The effect of déjà vu is all the stronger, however, because ‘Dark Water’ is in fact a remake of a Japanese film, refashioning for western eyes what has already been seen in Hideo Nakata’s Honogurai mizu no soko kara/Dark Water (2002). Déjà vu too because, with its single mother, creepy girl and watery grave, ‘Honogurai mizu no soko kara’ is not so very different, at least on the surface, from Ringu (1988), Nakata’s first adaptation of a ghost story by Kôji Suzuki, and the film which spawned Gore Verbinski’s frighteningly successful remake The Ring (2002), in turn opening the floodgates to Hollywood’s current obsession with reimagining Asian horror for second-hand thrills and easy profits. And déjà vu also because The Ring Two (2005), Nakata’s recent directorial debut in Hollywood, has already drawn deeply on the earlier ‘Honogurai mizu no soko kara’ for its climactic mother-daughter motif.

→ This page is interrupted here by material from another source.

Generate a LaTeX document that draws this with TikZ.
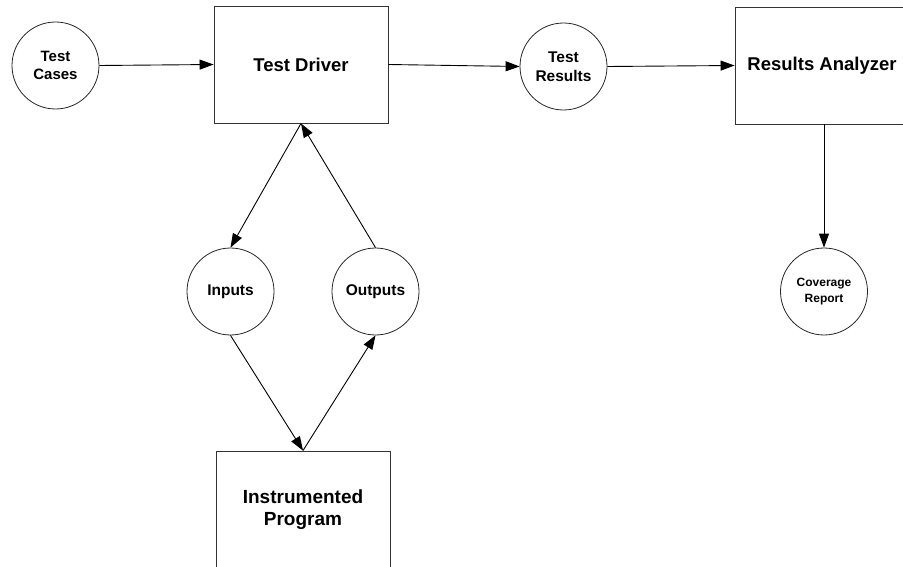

To my mind, however, Honogurai mizu no soko kara has been Nakata’s most mature film to date, knocking ‘Ringu’ out of the water with its psychological subtlety, and for the most part ‘Dark Water’, directed by Walter The Motorcycle Diaries Salles, does justice to the original. It boasts a stellar cast, including John C. Reilly as a shonky apartment manager, Pete Postlethwaite as a creepy caretaker, and Tim Roth as a good lawyer who is, in his way, as lonely as Dahlia. The soundtrack, by regular Lynch collaborator Angelo Badalamenti, is if anything an improvement on the original film’s, while the spectacular new location, amidst the ‘brutalist’-style edifices of Roosevelt Island, makes the perfect setting for Dahlia’s own isolated decline, surrounded on all sides by water. ‘Dark Water’ oozes the sort of moodily textured atmosphere that can only be achieved by a film soaked, as it is, in perpetual, noirish rain. It is a stylish, nuanced psychodrama, dripping with madness and melancholy, and impressive by almost any standard – except that its last act, in which blood after all proves thicker than water, is unnecessarily overexplicit, a touch melodramatic, and unconvincingly redemptive, in stark contrast to Nakata’s more elusive, far bleaker, and frankly better ending.

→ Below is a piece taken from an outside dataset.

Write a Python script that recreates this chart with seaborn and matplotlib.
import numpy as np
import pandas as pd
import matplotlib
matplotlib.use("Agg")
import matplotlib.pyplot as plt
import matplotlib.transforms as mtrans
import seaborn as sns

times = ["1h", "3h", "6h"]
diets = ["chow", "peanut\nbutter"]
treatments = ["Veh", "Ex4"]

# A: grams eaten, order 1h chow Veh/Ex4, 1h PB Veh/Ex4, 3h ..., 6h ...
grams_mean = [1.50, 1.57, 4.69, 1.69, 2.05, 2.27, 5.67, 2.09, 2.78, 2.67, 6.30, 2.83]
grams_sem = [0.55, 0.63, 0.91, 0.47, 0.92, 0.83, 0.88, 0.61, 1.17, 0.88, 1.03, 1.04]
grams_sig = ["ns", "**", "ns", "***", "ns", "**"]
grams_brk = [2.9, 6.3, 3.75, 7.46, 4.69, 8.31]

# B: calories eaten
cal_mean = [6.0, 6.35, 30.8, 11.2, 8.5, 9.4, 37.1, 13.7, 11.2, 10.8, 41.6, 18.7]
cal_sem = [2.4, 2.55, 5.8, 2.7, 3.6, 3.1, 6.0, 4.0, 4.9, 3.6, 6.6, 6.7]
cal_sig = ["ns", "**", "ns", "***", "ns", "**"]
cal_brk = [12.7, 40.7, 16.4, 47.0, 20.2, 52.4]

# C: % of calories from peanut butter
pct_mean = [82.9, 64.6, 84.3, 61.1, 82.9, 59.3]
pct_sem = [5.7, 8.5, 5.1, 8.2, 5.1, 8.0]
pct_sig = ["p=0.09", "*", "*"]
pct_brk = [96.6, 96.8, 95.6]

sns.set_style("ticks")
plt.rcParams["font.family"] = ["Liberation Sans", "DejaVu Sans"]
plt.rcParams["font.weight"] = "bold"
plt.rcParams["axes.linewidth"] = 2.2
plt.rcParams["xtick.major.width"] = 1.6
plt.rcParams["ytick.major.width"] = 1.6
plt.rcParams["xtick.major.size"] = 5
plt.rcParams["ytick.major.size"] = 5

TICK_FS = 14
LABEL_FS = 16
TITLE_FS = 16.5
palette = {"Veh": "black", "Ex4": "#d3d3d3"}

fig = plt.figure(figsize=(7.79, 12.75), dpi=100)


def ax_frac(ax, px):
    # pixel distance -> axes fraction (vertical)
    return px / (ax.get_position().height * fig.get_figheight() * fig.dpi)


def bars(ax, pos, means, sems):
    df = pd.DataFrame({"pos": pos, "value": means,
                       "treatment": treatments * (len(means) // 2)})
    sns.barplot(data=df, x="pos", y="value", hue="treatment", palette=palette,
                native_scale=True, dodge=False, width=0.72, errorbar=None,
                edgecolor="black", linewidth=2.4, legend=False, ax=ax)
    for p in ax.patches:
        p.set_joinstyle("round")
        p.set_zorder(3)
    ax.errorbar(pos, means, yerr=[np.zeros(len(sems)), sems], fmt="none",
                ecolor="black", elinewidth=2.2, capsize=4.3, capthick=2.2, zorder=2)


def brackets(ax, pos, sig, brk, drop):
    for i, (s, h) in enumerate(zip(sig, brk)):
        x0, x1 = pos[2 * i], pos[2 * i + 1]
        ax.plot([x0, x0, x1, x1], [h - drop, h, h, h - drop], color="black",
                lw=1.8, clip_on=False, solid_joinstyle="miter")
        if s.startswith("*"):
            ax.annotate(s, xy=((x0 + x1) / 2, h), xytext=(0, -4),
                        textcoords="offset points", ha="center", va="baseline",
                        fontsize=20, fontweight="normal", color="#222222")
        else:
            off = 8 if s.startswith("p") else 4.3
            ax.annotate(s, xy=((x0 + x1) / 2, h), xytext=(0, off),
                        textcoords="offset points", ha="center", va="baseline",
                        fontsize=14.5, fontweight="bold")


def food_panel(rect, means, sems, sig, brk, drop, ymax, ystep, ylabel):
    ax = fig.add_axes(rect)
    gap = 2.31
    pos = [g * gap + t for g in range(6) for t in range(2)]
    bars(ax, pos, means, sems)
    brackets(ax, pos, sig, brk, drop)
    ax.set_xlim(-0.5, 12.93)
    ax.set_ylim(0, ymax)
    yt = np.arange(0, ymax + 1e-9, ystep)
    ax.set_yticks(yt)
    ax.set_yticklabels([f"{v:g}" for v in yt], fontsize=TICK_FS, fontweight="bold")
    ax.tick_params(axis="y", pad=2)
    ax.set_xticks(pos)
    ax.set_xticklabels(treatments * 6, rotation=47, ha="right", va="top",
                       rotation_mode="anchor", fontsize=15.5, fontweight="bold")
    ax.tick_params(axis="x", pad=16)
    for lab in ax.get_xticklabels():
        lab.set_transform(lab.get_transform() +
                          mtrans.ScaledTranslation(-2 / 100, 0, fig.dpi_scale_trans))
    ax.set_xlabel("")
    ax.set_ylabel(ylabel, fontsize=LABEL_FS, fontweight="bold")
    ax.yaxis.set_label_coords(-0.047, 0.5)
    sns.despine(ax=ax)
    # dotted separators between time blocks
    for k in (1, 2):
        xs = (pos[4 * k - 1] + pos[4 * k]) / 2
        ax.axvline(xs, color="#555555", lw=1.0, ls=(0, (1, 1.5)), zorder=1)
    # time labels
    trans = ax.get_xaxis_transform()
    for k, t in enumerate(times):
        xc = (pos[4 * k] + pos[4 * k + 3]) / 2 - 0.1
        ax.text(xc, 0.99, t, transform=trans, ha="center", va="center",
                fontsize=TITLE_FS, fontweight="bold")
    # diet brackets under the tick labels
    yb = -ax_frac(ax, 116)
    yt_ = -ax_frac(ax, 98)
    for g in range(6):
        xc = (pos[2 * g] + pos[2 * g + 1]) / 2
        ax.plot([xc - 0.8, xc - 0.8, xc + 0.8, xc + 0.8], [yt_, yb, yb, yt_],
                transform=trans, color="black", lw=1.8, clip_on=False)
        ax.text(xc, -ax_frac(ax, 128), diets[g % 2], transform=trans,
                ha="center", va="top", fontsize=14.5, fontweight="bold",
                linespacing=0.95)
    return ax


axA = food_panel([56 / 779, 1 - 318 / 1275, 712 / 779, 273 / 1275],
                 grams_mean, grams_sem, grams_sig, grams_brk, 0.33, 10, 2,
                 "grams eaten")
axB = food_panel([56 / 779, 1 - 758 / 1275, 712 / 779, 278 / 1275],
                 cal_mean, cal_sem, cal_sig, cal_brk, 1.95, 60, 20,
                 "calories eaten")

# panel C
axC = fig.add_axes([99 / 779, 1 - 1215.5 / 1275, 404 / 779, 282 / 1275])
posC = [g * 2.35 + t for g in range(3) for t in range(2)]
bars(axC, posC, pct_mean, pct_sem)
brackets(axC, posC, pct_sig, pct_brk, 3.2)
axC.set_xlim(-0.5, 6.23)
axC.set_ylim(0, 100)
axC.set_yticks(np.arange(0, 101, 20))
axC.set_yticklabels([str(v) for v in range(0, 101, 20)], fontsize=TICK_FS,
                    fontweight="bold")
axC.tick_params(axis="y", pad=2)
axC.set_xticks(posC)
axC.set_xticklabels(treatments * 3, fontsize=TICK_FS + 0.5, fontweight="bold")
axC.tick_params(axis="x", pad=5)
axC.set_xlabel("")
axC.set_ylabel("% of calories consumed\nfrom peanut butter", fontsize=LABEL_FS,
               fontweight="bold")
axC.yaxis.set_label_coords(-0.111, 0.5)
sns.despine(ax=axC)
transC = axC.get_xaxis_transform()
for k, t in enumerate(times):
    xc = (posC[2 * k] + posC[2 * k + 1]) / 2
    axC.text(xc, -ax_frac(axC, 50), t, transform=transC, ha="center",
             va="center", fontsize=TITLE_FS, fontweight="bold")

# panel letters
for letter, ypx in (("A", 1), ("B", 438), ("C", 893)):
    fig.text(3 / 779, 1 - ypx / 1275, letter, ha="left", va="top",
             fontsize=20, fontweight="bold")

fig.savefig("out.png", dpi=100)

Salles’ tragic chiller is certainly worth seeing, and a stylish cut above most of the recent J-horror remakes – but once again it seems that the waters of Asian ghost stories flow purer, deeper and darker at source.

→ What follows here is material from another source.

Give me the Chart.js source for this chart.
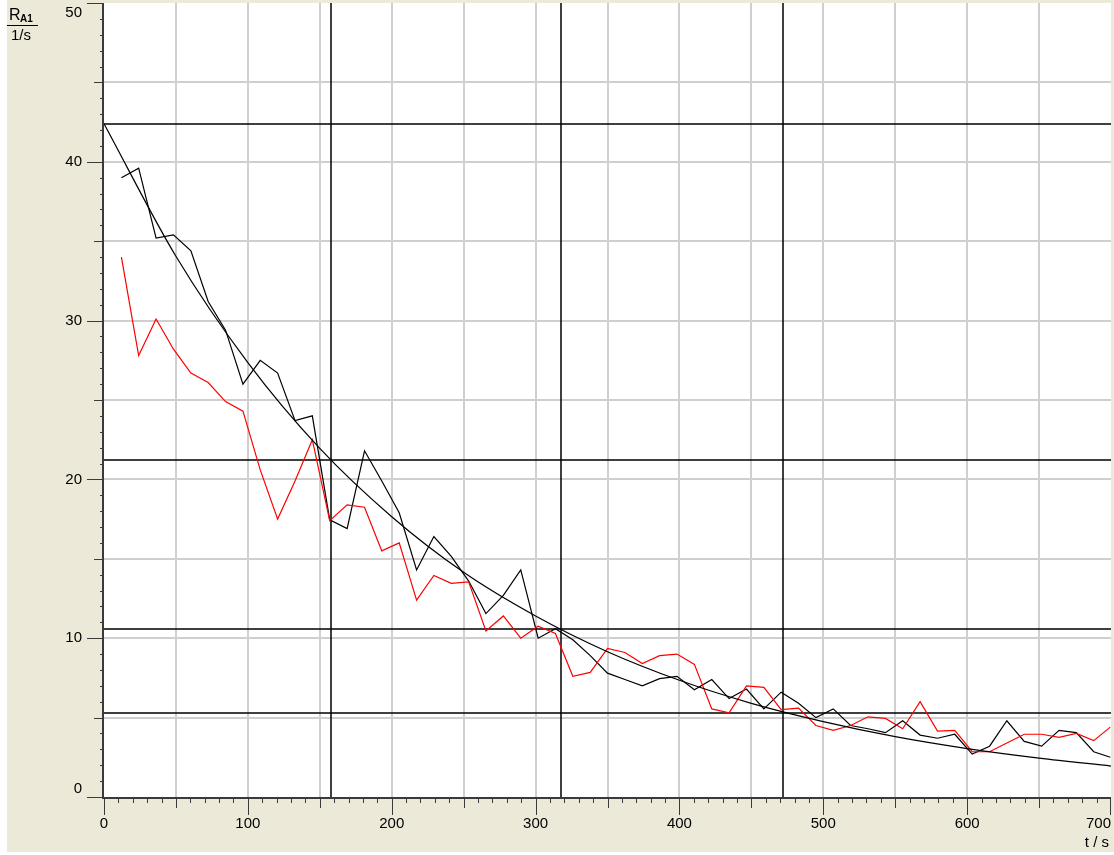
<!DOCTYPE html>
<html>
<head>
<meta charset="utf-8">
<script src="https://cdn.jsdelivr.net/npm/chart.js@4.4.0/dist/chart.umd.min.js"></script>
<style>
    body { margin: 0; background: #fff; }
    canvas { display: block; }
</style>
</head>
<body>
<canvas id="decayCanvas" width="1114" height="855"></canvas>
<script>
// measuring times (s)
const times = [12.1, 24.1, 36.2, 48.3, 60.4, 72.4, 84.5, 96.6, 108.6, 120.7,
    132.8, 144.8, 156.9, 169.0, 181.1, 193.1, 205.2, 217.3, 229.3, 241.4,
    253.5, 265.5, 277.6, 289.7, 301.8, 313.8, 325.9, 338.0, 350.0, 362.1,
    374.2, 386.2, 398.3, 410.4, 422.5, 434.5, 446.6, 458.7, 470.7, 482.8,
    494.9, 506.9, 519.0, 531.1, 543.2, 555.2, 567.3, 579.4, 591.4, 603.5,
    615.6, 627.6, 639.7, 651.8, 663.9, 675.9, 688.0, 699.5];

// count rate R_A1 (1/s), black run
const rateBlack = [39.0, 39.6, 35.2, 35.4, 34.4, 31.2, 29.4, 26.0, 27.5, 26.7,
    23.7, 24.0, 17.45, 16.9, 21.8, 19.9, 17.9, 14.3, 16.4, 15.15,
    13.6, 11.55, 12.7, 14.3, 10.0, 10.6, 9.9, 8.9, 7.8, 7.4,
    7.0, 7.45, 7.6, 6.75, 7.4, 6.2, 6.8, 5.55, 6.6, 5.9,
    5.0, 5.55, 4.5, 4.3, 4.05, 4.8, 3.9, 3.7, 3.95, 2.7,
    3.2, 4.8, 3.5, 3.2, 4.2, 4.05, 2.85, 2.5];

// count rate R_A1 (1/s), red run
const rateRed = [34.0, 27.8, 30.1, 28.2, 26.7, 26.1, 24.9, 24.3, 20.6, 17.5,
    19.9, 22.5, 17.4, 18.4, 18.25, 15.5, 16.0, 12.4, 13.95, 13.45,
    13.55, 10.45, 11.4, 10.0, 10.75, 10.3, 7.6, 7.85, 9.35, 9.1,
    8.4, 8.9, 9.0, 8.35, 5.55, 5.3, 7.0, 6.9, 5.5, 5.6,
    4.5, 4.2, 4.5, 5.05, 4.95, 4.3, 6.0, 4.15, 4.2, 2.85,
    2.85, 3.4, 3.95, 3.95, 3.75, 4.0, 3.55, 4.4];

// fitted decay curve
const fitTimes = [0, 50, 100, 150, 200, 250, 300, 350, 400, 450, 500, 550, 600, 650, 700];
const fitRate = [42.4, 34.05, 27.35, 21.95, 17.65, 14.15, 11.4, 9.15, 7.35, 5.9, 4.75, 3.8, 3.05, 2.45, 1.95];

// half-life marker lines
const halfLifeTimes = [158, 318, 472];
const halfLifeRates = [42.4, 21.2, 10.6, 5.3];

const xTickLabels = ["0", "100", "200", "300", "400", "500", "600", "700"];
const yTickLabels = ["0", "10", "20", "30", "40", "50"];

const toPoints = (xs, ys) => xs.map((t, i) => ({ x: t, y: ys[i] }));

const labelFont = '15px "Liberation Sans", Arial, sans-serif';

const panelPlugin = {
    id: 'panel',
    beforeDraw(chart) {
        const { ctx, chartArea: a } = chart;
        ctx.save();
        ctx.fillStyle = '#ffffff';
        ctx.fillRect(0, 0, chart.width, chart.height);
        ctx.fillStyle = '#ece9d8';
        ctx.fillRect(7, 0, chart.width - 7, 852);
        ctx.fillStyle = '#ffffff';
        ctx.fillRect(a.left, a.top, a.right - a.left, a.bottom - a.top);
        ctx.restore();
    },
    beforeDatasetsDraw(chart) {
        const { ctx, chartArea: a, scales: { x, y } } = chart;
        ctx.save();
        // grey grid
        ctx.strokeStyle = '#cfcfcf';
        ctx.lineWidth = 2;
        ctx.beginPath();
        for (let t = 50; t < 700; t += 50) {
            const px = Math.round(x.getPixelForValue(t));
            ctx.moveTo(px, a.top);
            ctx.lineTo(px, a.bottom);
        }
        for (let v = 5; v < 50; v += 5) {
            const py = Math.round(y.getPixelForValue(v));
            ctx.moveTo(a.left, py);
            ctx.lineTo(a.right, py);
        }
        ctx.stroke();
        // half-life lines
        ctx.strokeStyle = '#000000';
        ctx.lineWidth = 1.5;
        ctx.beginPath();
        halfLifeRates.forEach(v => {
            const py = Math.round(y.getPixelForValue(v));
            ctx.moveTo(a.left, py);
            ctx.lineTo(a.right, py);
        });
        halfLifeTimes.forEach(t => {
            const px = Math.round(x.getPixelForValue(t));
            ctx.moveTo(px, a.top);
            ctx.lineTo(px, a.bottom);
        });
        ctx.stroke();
        ctx.restore();
    },
    afterDatasetsDraw(chart) {
        const { ctx, chartArea: a, scales: { x, y } } = chart;
        ctx.save();
        ctx.strokeStyle = '#3a3a3a';
        ctx.lineWidth = 2;
        ctx.beginPath();
        ctx.moveTo(a.left - 1, a.top);
        ctx.lineTo(a.left - 1, a.bottom + 1);
        ctx.lineTo(a.right, a.bottom + 1);
        ctx.stroke();

        // ticks
        ctx.lineWidth = 1;
        ctx.beginPath();
        for (let v = 0; v <= 50; v++) {
            const len = v % 10 === 0 ? 16 : (v % 5 === 0 ? 9 : 3);
            const py = Math.round(y.getPixelForValue(v)) + 0.5;
            ctx.moveTo(a.left - 1, py);
            ctx.lineTo(a.left - 1 - len, py);
        }
        for (let t = 0; t <= 700; t += 10) {
            const len = t % 100 === 0 ? 17 : (t % 50 === 0 ? 10 : 5);
            let px = Math.round(x.getPixelForValue(t)) + 0.5;
            if (t === 700) px -= 1;
            ctx.moveTo(px, a.bottom + 1);
            ctx.lineTo(px, a.bottom + 1 + len);
        }
        ctx.stroke();

        // tick labels
        ctx.fillStyle = '#000000';
        ctx.font = labelFont;
        ctx.textBaseline = 'middle';
        xTickLabels.forEach((lbl, i) => {
            const px = x.getPixelForValue(Number(lbl));
            ctx.textAlign = i === xTickLabels.length - 1 ? 'right' : 'center';
            ctx.fillText(lbl, px, 824);
        });
        ctx.textAlign = 'right';
        yTickLabels.forEach(lbl => {
            const py = Math.min(Math.max(y.getPixelForValue(Number(lbl)), 13), 789);
            ctx.fillText(lbl, 82, py);
        });

        // axis titles
        ctx.textAlign = 'left';
        ctx.textBaseline = 'alphabetic';
        ctx.font = '16px "Liberation Sans", Arial, sans-serif';
        ctx.fillText('R', 9, 20);
        ctx.font = 'bold 10px "Liberation Sans", Arial, sans-serif';
        ctx.fillText('A1', 20, 22);
        ctx.strokeStyle = '#000000';
        ctx.beginPath();
        ctx.moveTo(7, 25.5);
        ctx.lineTo(38, 25.5);
        ctx.stroke();
        ctx.font = labelFont;
        ctx.textBaseline = 'middle';
        ctx.fillText('1/s', 11, 36);
        ctx.textAlign = 'right';
        ctx.fillText('t / s', 1109, 843);
        ctx.restore();
    }
};

const decayCanvas = document.getElementById('decayCanvas');
const decayChart = new Chart(decayCanvas, {
    type: 'line',
    data: {
        datasets: [{
            label: 'fit',
            data: toPoints(fitTimes, fitRate),
            borderColor: '#000000',
            borderWidth: 1.2,
            pointRadius: 0,
            cubicInterpolationMode: 'monotone'
        }, {
            label: 'red',
            data: toPoints(times, rateRed),
            borderColor: '#ff0000',
            borderWidth: 1.2,
            pointRadius: 0,
            tension: 0
        }, {
            label: 'black',
            data: toPoints(times, rateBlack),
            borderColor: '#000000',
            borderWidth: 1.2,
            pointRadius: 0,
            tension: 0
        }]
    },
    options: {
        responsive: false,
        animation: false,
        layout: { padding: { left: 104, top: 3, right: 3, bottom: 58 } },
        plugins: { legend: { display: false }, tooltip: { enabled: false } },
        scales: {
            x: { type: 'linear', min: 0, max: 700, display: false },
            y: { type: 'linear', min: 0, max: 50, display: false }
        }
    },
    plugins: [panelPlugin]
});
</script>
</body>
</html>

It's Got: A plot awash with eerie ambiguity; dripping, atmospheric sets that will make you wish you had brought a towel along to the cinema; fine acting; and a melancholic soundtrack by Angelo Badalamenti.

It Needs:

  1. to be more original – the near flawlessness of Hideo Nakatas Honogurai mizu no soko kara makes Dark Water seem a somewhat redundant (if impressive) project; and, at the risk of contradiction,
  2. to stick closer to the ending of Nakatas original, which is to my mind much more understated and fluid – and far more haunting.

Summary

This psychological chiller drips with atmosphere, but compared to the Japanese original its ending is something of a damp squib.